- Interactive map of Mioduński Canal
- Location: Warmian-Masurian Voivodeship
- Country: Poland
- Coordinates: 53°52′55″N 21°37′43″E﻿ / ﻿53.881944°N 21.628611°E

Geography
- Start point: Lake Kotek
- End point: Lake Szymon

= Mioduński Canal =

Canal in Warmian-Masurian Voivodeship, Poland

The Mioduński Canal (Polish: Kanał Mioduński) (German: Immenhagener Kanal) is a Mazurian canal connecting the Kotek and Szymon lakes.
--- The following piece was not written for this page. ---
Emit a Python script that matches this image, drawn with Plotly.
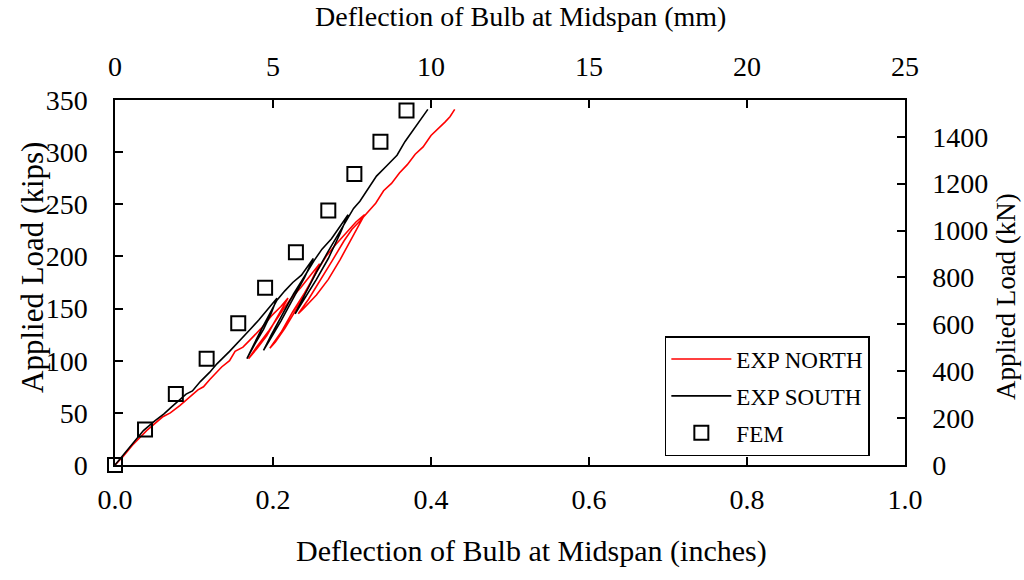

The road from Ruciane-Nida, Pisz and Mikołajki to Węgorzewo (via Giżycko) passes through it.

== History ==
The canal was dug in 1764-1765, but in 1789 it, along with the surrounding canals, ceased to function. It was completely destroyed during the Napoleonic wars. The canal was rebuilt during public works carried out between 1854 and 1857.

== Surroundings ==
Near the entrance to the canal on Lake Szymon, there is the only floating restaurant in Masuria: Smażalnia Wędkarska.

== Bibliography ==
- S. Kulczyk, E. Tomczyk, T. Krzywicki, Kraina Wielkich Jezior, Wydawnictwo Pascal, Bielsko-Biała 2004, ISBN 83-7304-293-8.
- W. Kuczkowski, Szlak Wielkich Jezior Mazurskich, Warszawa-Giżycko: Wydawnictwo ARBOR DiG, 1993, ISBN 83-900217-9-X.
- Siemieński Krzysztof, Wielkie Jeziora Mazurskie – Od Pisza i Karwicy przez Mikołajki, Ryn, Giżycko do Węgorzewa, Rafał Sarna (red.), wyd. Wydanie II zaktualizowane, Warszawa: Nautica, 2021, ISBN 978-83-66846-03-6 (pol.).